Книга Горбачев и Ельцин. Революция, реформы и контрреволюция, страница 54. Автор книги Леонид Млечин

Разделитель для чтения книг в онлайн библиотеке

Онлайн книга «Горбачев и Ельцин. Революция, реформы и контрреволюция»

Cтраница 54

Тот начал с денежной реформы. По его настоянию Горбачев подписал указ «О прекращении приема к платежу денежных знаков Госбанка СССР достоинством 50 и 100 рублей образца 1961 года и ограничении выдачи наличных денег со вкладов граждан».

Павлов утверждал, что крупные купюры — на руках у спекулянтов и преступников. В интервью газете «Труд» обвинил западные банки в заговоре — они хотели свергнуть Горбачева, поэтому завладели крупными купюрами… Никто не принял его слова всерьез. А «павловская реформа» обернулась для людей новым унижением: они, бросив работу, стояли в длинных очередях, чтобы успеть за три дня избавиться от старых купюр. Невозможно было и получить свои деньги, доверенные государству. Со сберкнижки выдавали не более пятисот рублей, да еще делали пометку в паспорте!

26 января 1991 года Горбачев подписал указ «О мерах по обеспечению борьбы с экономическим саботажем и другими преступлениями в сфере экономики» — милиция и КГБ получали право входить в любые служебные помещения и получать любые документы. Через три дня — новый указ «О взаимодействии милиции и подразделений Вооруженных Сил СССР при обеспечении правопорядка и борьбы с преступностью». Этим указом вводилось патрулирование городов силами воинских частей.

Реакция в обществе — резко негативная. Горбачев терял остатки уважения. Все видели, что он боится решать сложные проблемы, откладывая их на потом, надеясь, что все рассосется само собой. Серьезные экономисты утверждали, что попытки модернизировать социалистическую систему не получаются, становится только хуже. Надо было создавать принципиально новую социально-экономическую модель.

На четвертом Съезде народных депутатов СССР (в декабре 1990 года) Назарбаев выступил с резкой критикой союзного центра:

— Это только иллюзия, что командно-административная система, с которой мы упорно боремся вот уже шесть лет, сломлена. Ничего подобного! Разве ослабла диктаторская хватка центрального аппарата? Разве поколебал декларированный суверенитет республик монолитные позиции ведомств? Скажу прямо — чихать они хотели на наш суверенитет!.. Разве не потерпели мы поражение, не приняв вообще никакой программы перехода к рынку? Последние действия Совета министров СССР вообще можно сравнить лишь со скрытой диверсией… Ошибки в проведении экономической реформы подвели страну к порогу небывалого в ее истории кризиса, который вот-вот начнется…
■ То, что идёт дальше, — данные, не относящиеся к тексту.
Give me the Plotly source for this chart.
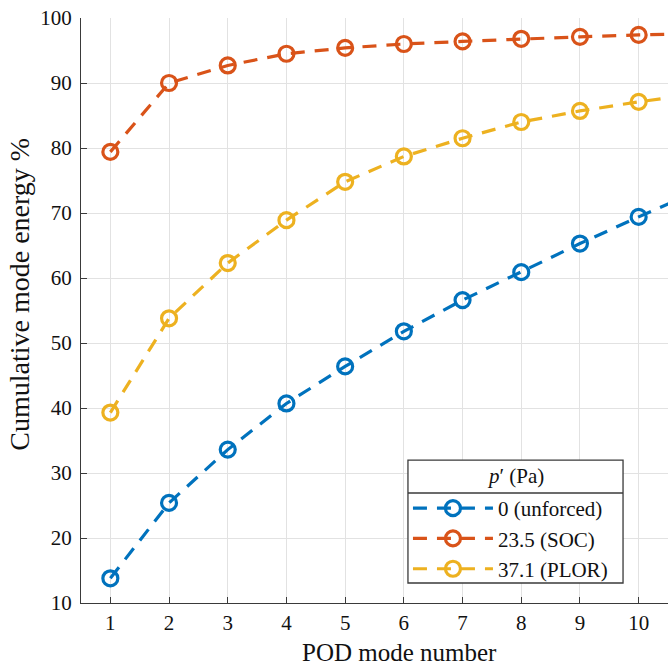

После двух лет ненормальной сверхполитизации населения наступила некоторая апатия. Человек начинает говорить, что ему один черт, кто у власти, раз жизнь становится все трудней. Уставшая, голодная, изверившаяся толпа очень опасна…

Когда Горбачев попросил у Верховного Совета СССР дополнительных полномочий, потому что власти никто не подчиняется, Ельцин резко возразил:

— Такого объема законодательно оформленной власти не имели ни Сталин, ни Брежнев. Крайне опасно, что президентская власть у нас формируется под личные качества и гарантии конкретного человека. Фактически центр стремится сделать конституционное оформление неограниченного авторитарного режима.

Через несколько лет такие же обвинения Борис Николаевич услышит в свой адрес. И тогда, и потом эти обвинения были чистой демагогией — ни Горбачев, ни Ельцин диктаторами не стали. Угроза исходила совсем с другой стороны. Ее можно было ощутить.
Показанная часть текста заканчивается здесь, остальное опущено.